For more complex combine functions, you can define a subclass of the SDK class CombineFn. You should use CombineFn when your combining function must perform additional pre- or post-processing, which might change the output type, require a more sophisticated accumulator, or take the key into account.

Consider the distributed nature of the computation. The full key/collection-of-values for each element might not exist on the same Compute Engine instance at any given moment. You should use CombineFn for any calculation that cannot be performed properly without considering all of the values.

For example, consider computing the mean average of the collection of values associated with a given key. To compute the mean, your combine function must sum all of the values, and then divide the resulting sum by the number of values it has added. However, if the division were to take place in multiple distributed locations, the resulting mean average would be incorrect. Using CombineFn lets the Cloud Dataflow service accumulate both the running sum and the number of elements seen, and save the final computation (in this case, the division) until all of the elements have been accumulated.

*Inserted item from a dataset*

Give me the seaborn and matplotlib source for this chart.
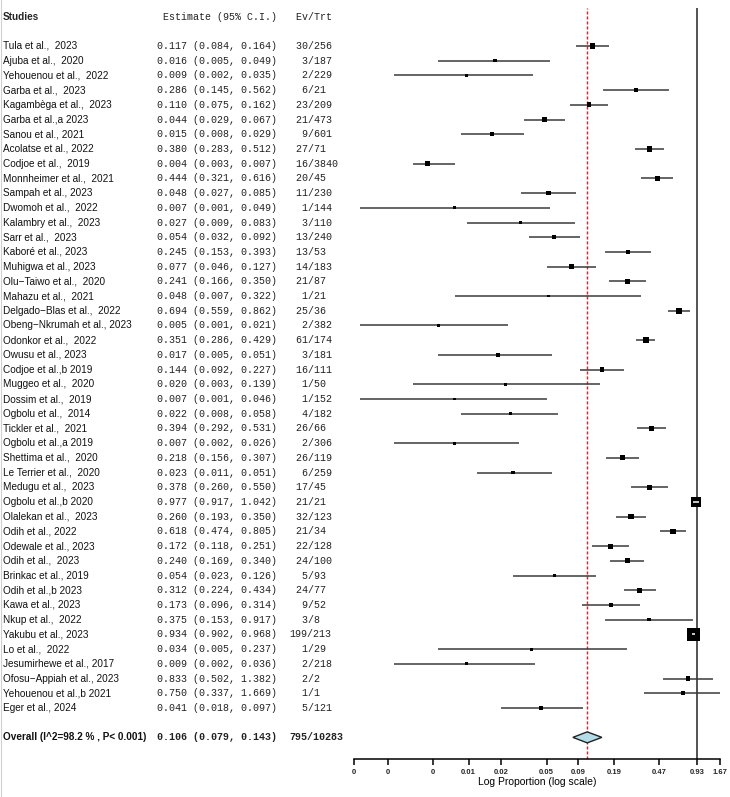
import numpy as np
import pandas as pd
import matplotlib
matplotlib.use("Agg")
import matplotlib.pyplot as plt
import seaborn as sns
from matplotlib.transforms import blended_transform_factory
from matplotlib.patches import Polygon
from matplotlib.ticker import NullLocator
from matplotlib.lines import Line2D

studies = [
    "Tula et al.,  2023", "Ajuba et al.,  2020", "Yehouenou et al.,  2022", "Garba et al.,  2023",
    "Kagambèga et al.,  2023", "Garba et al.,a 2023", "Sanou et al., 2021", "Acolatse et al., 2022",
    "Codjoe et al.,  2019", "Monnheimer et al.,  2021", "Sampah et al., 2023", "Dwomoh et al.,  2022",
    "Kalambry et al.,  2023", "Sarr et al.,  2023", "Kaboré et al., 2023", "Muhigwa et al., 2023",
    "Olu\u2212Taiwo et al.,  2020", "Mahazu et al.,  2021", "Delgado\u2212Blas et al.,  2022",
    "Obeng\u2212Nkrumah et al., 2023", "Odonkor et al.,  2022", "Owusu et al., 2023",
    "Codjoe et al.,b 2019", "Muggeo et al.,  2020", "Dossim et al.,  2019", "Ogbolu et al.,  2014",
    "Tickler et al.,  2021", "Ogbolu et al.,a 2019", "Shettima et al.,  2020", "Le Terrier et al.,  2020",
    "Medugu et al.,  2023", "Ogbolu et al.,b 2020", "Olalekan et al.,  2023", "Odih et al., 2022",
    "Odewale et al., 2023", "Odih et al.,  2023", "Brinkac et al., 2019", "Odih et al.,b 2023",
    "Kawa et al., 2023", "Nkup et al.,  2022", "Yakubu et al., 2023", "Lo et al.,  2022",
    "Jesumirhewe et al., 2017", "Ofosu\u2212Appiah et al., 2023", "Yehouenou et al.,b 2021", "Eger et al., 2024",
]
est = [0.117, 0.016, 0.009, 0.286, 0.110, 0.044, 0.015, 0.380, 0.004, 0.444, 0.048, 0.007,
       0.027, 0.054, 0.245, 0.077, 0.241, 0.048, 0.694, 0.005, 0.351, 0.017, 0.144, 0.020,
       0.007, 0.022, 0.394, 0.007, 0.218, 0.023, 0.378, 0.977, 0.260, 0.618, 0.172, 0.240,
       0.054, 0.312, 0.173, 0.375, 0.934, 0.034, 0.009, 0.833, 0.750, 0.041]
lo = [0.084, 0.005, 0.002, 0.145, 0.075, 0.029, 0.008, 0.283, 0.003, 0.321, 0.027, 0.001,
      0.009, 0.032, 0.153, 0.046, 0.166, 0.007, 0.559, 0.001, 0.286, 0.005, 0.092, 0.003,
      0.001, 0.008, 0.292, 0.002, 0.156, 0.011, 0.260, 0.917, 0.193, 0.474, 0.118, 0.169,
      0.023, 0.224, 0.096, 0.153, 0.902, 0.005, 0.002, 0.502, 0.337, 0.018]
hi = [0.164, 0.049, 0.035, 0.562, 0.162, 0.067, 0.029, 0.512, 0.007, 0.616, 0.085, 0.049,
      0.083, 0.092, 0.393, 0.127, 0.350, 0.322, 0.862, 0.021, 0.429, 0.051, 0.227, 0.139,
      0.046, 0.058, 0.531, 0.026, 0.307, 0.051, 0.550, 1.042, 0.350, 0.805, 0.251, 0.340,
      0.126, 0.434, 0.314, 0.917, 0.968, 0.237, 0.036, 1.382, 1.669, 0.097]
events = [30, 3, 2, 6, 23, 21, 9, 27, 16, 20, 11, 1, 3, 13, 13, 14, 21, 1, 25, 2, 61, 3, 16, 1,
          1, 4, 26, 2, 26, 6, 17, 21, 32, 21, 22, 24, 5, 24, 9, 3, 199, 1, 2, 2, 1, 5]
totals = [256, 187, 229, 21, 209, 473, 601, 71, 3840, 45, 230, 144, 110, 240, 53, 183, 87, 21,
          36, 382, 174, 181, 111, 50, 152, 182, 66, 306, 119, 259, 45, 21, 123, 34, 128, 100,
          93, 77, 52, 8, 213, 29, 218, 2, 1, 121]

overall_label = "Overall (I^2=98.2 % , P< 0.001)"
overall_est, overall_lo, overall_hi = 0.106, 0.079, 0.143
overall_events, overall_total = 795, 10283

tick_vals = [0.00089, 0.0018, 0.0045, 0.0093, 0.0182, 0.046, 0.088, 0.184, 0.464, 1.0, 1.61]
tick_labels = ["0", "0", "0", "0.01", "0.02", "0.05", "0.09", "0.19", "0.47", "0.93", "1.67"]

# ---------------------------------------------------------------
df = pd.DataFrame({"study": studies, "est": est, "lo": lo, "hi": hi,
                   "ev": events, "tot": totals})
df["row"] = np.arange(len(df))
se = (np.log(df["hi"]) - np.log(df["lo"])) / (2 * 1.96)
rw = np.sqrt(1.0 / se)
side_px = 2.8 + 10.5 * (rw - rw.min()) / (rw.max() - rw.min())
df["area"] = (side_px * 72.0 / 100.0) ** 2
overall_row = len(df) + 1

sns.set_theme(style="white")
plt.rcParams["font.family"] = ["Liberation Sans", "DejaVu Sans"]

W, H = 730, 797
fig = plt.figure(figsize=(W / 100, H / 100), dpi=100)
ax = fig.add_axes([354 / W, (H - 759) / H, 366 / W, (759 - 8) / H])

row0_px, step_px = 46.0, 14.71
ylim_top = (8 - row0_px) / step_px
ylim_bot = (759 - row0_px) / step_px

ax.set_xscale("log")
ax.set_xlim(tick_vals[0], tick_vals[-1])
ax.set_ylim(ylim_bot, ylim_top)

# reference lines
ax.axvline(1.0, color="#444444", lw=1.3, zorder=1)
ax.axvline(overall_est, color="#ee1c25", lw=1.0, ls=(0, (2.2, 1.4)), zorder=1)

# CI lines
ax.hlines(df["row"], df["lo"], df["hi"], color="#3a3a3a", lw=1.1, zorder=2)

# boxes
amin, amax = df["area"].min(), df["area"].max()
sns.scatterplot(data=df, x="est", y="row", size="area", sizes=(amin, amax),
                size_norm=(amin, amax), marker="s", color="black", linewidth=0,
                legend=False, ax=ax, zorder=3)

# white CI segment inside boxes that are wider than their CI
fig.canvas.draw()
for _, r in df.iterrows():
    p = ax.transData.transform([(r["lo"], r["row"]), (r["hi"], r["row"])])
    span = abs(p[1][0] - p[0][0])
    side = np.sqrt(r["area"]) * 100 / 72
    if side > span + 1:
        ax.hlines(r["row"], r["lo"], r["hi"], color="white", lw=1.1, zorder=4)

# diamond
h = 5.5 / step_px
dia = Polygon([(overall_lo, overall_row), (overall_est, overall_row - h),
               (overall_hi, overall_row), (overall_est, overall_row + h)],
              closed=True, facecolor="#b5dde8", edgecolor="#222222", lw=1.0, zorder=5)
ax.add_patch(dia)

# axes styling
for s in ["top", "left", "right"]:
    ax.spines[s].set_visible(False)
ax.spines["bottom"].set_color("black")
ax.spines["bottom"].set_linewidth(1.1)
ax.set_xticks(tick_vals)
ax.set_xticklabels(tick_labels)
ax.xaxis.set_minor_locator(NullLocator())
ax.set_yticks([])
ax.tick_params(axis="x", bottom=True, direction="out", length=4, width=1.1,
               color="black", labelsize=5.5, pad=3)
for t in ax.get_xticklabels():
    t.set_fontweight("bold")
ax.set_xlabel("Log Proportion (log scale)", fontsize=7.5, labelpad=1, color="black")
ax.set_ylabel("")
ax.patch.set_alpha(0)

# text table
trans = blended_transform_factory(fig.transFigure, ax.transData)
x_name, x_est, x_ev = 3 / W, 157.3 / W, 289.7 / W
mono = ["Liberation Mono", "DejaVu Sans Mono"]
sans = ["Liberation Sans", "DejaVu Sans"]
hdr = -2
ax.text(x_name, hdr, "Studies", transform=trans, fontsize=7.2, fontweight="bold",
        family=sans, va="center", ha="left")
ax.text(x_est, hdr, " Estimate (95% C.I.)", transform=trans, fontsize=7.2,
        family=mono, va="center", ha="left", color="#222222")
ax.text(x_ev, hdr, " Ev/Trt", transform=trans, fontsize=7.2,
        family=mono, va="center", ha="left", color="#222222")

for _, r in df.iterrows():
    ax.text(x_name, r["row"], r["study"], transform=trans, fontsize=7.2, family=sans,
            va="center", ha="left", color="#111111")
    ax.text(x_est, r["row"], f"{r['est']:.3f} ({r['lo']:.3f}, {r['hi']:.3f})",
            transform=trans, fontsize=7.2, family=mono, va="center", ha="left", color="#222222")
    ax.text(x_ev, r["row"], f"{int(r['ev']):>3d}/{int(r['tot'])}", transform=trans,
            fontsize=7.2, family=mono, va="center", ha="left", color="#222222")

ax.text(x_name, overall_row, overall_label, transform=trans, fontsize=7.2, family=sans,
        fontweight="bold", va="center", ha="left", color="#111111")
ax.text(x_est, overall_row, f"{overall_est:.3f} ({overall_lo:.3f}, {overall_hi:.3f})",
        transform=trans, fontsize=7.2, family=mono, fontweight="bold", va="center",
        ha="left", color="#222222")
ax.text(x_ev, overall_row, f"{overall_events:>3d}/{overall_total}", transform=trans,
        fontsize=7.2, family=mono, fontweight="bold", va="center", ha="left", color="#222222")

fig.add_artist(Line2D([0.6 / W, 0.6 / W], [0, 1], transform=fig.transFigure,
                      color="#d0d0d0", lw=0.8))

fig.savefig("out.png", dpi=100, facecolor="white")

A general combining operation consistes of four operations When you create a subclass of CombineFn, you'll need to provide four operations by overriding the corresponding methods:

• Create Accumulator
• Add Input
• Merge Accumulators
• Extract Output

If, for any reason, your combine function needs access to the key in the key/collection-of-values pair, you can use KeyedCombineFn instead. KeyedCombineFn passes in the key as an additional type parameter.

Create Accumulator creates a new "local" accumulator. In the example case, taking a mean average, a local accumulator tracks the running sum of values (the numerator value for our final average division) and the number of values summed so far (the denomintator value). It may be called any number of times in a distributed fashion.

Add Input adds an input element to an accumulator, returning the accumulator value. In our example, it would update the sum and increment the count. It may also be invoked in parallel.

Merge Accumultators merges several accumulators into a single accumulator; this is how data in multiple accumulators is combined before the final calculation. In the case of the mean average computation, the accumulators representing each portion of the division are merged together. It may be called again on its outputs any number of times.

Extract Output performs the final computation. In the case of computing a mean average, this means dividing the combined sum of all the values by the number of values summed. It is called once on the final, merged accumulator.

The following example code shows how to define a CombineFn to compute a mean average:

 public class AverageFn extends CombineFn<Integer, AverageFn.Accum, Double> {
   public static class Accum {
     int sum = 0;
     int count = 0;
   }

   @Override
   public Accum createAccumulator() { return new Accum(); }

   @Override
   public Accum addInput(Accum accum, Integer input) {
       accum.sum += input;
       accum.count++;
       return accum;
   }

   @Override
   public Accum mergeAccumulators(Iterable<Accum> accums) {
     Accum merged = createAccumulator();
     for (Accum accum : accums) {
       merged.sum += accum.sum;
       merged.count += accum.count;
     }
     return merged;
   }

   @Override
   public Double extractOutput(Accum accum) {
     return ((double) accum.sum) / accum.count;
   }
 }
 PCollection<Integer> pc = ...;
 PCollection<Double> average = pc.apply(Combine.globally(new AverageFn()));

  PCollection<KV<String, Integer>> playerScores = ...;
  PCollection<KV<String, Integer>> totalPointsPerPlayer =
    playerScores.apply(Combine.<String, Integer, Integer>perKey(
      new Sum.SumIntegerFn()));

  PCollection<Long> waitTimes = ...;
  PCollection<Long> longestWaitTime = waitTimes.apply(
    Combine.globally(new Max.MaxLongFn()));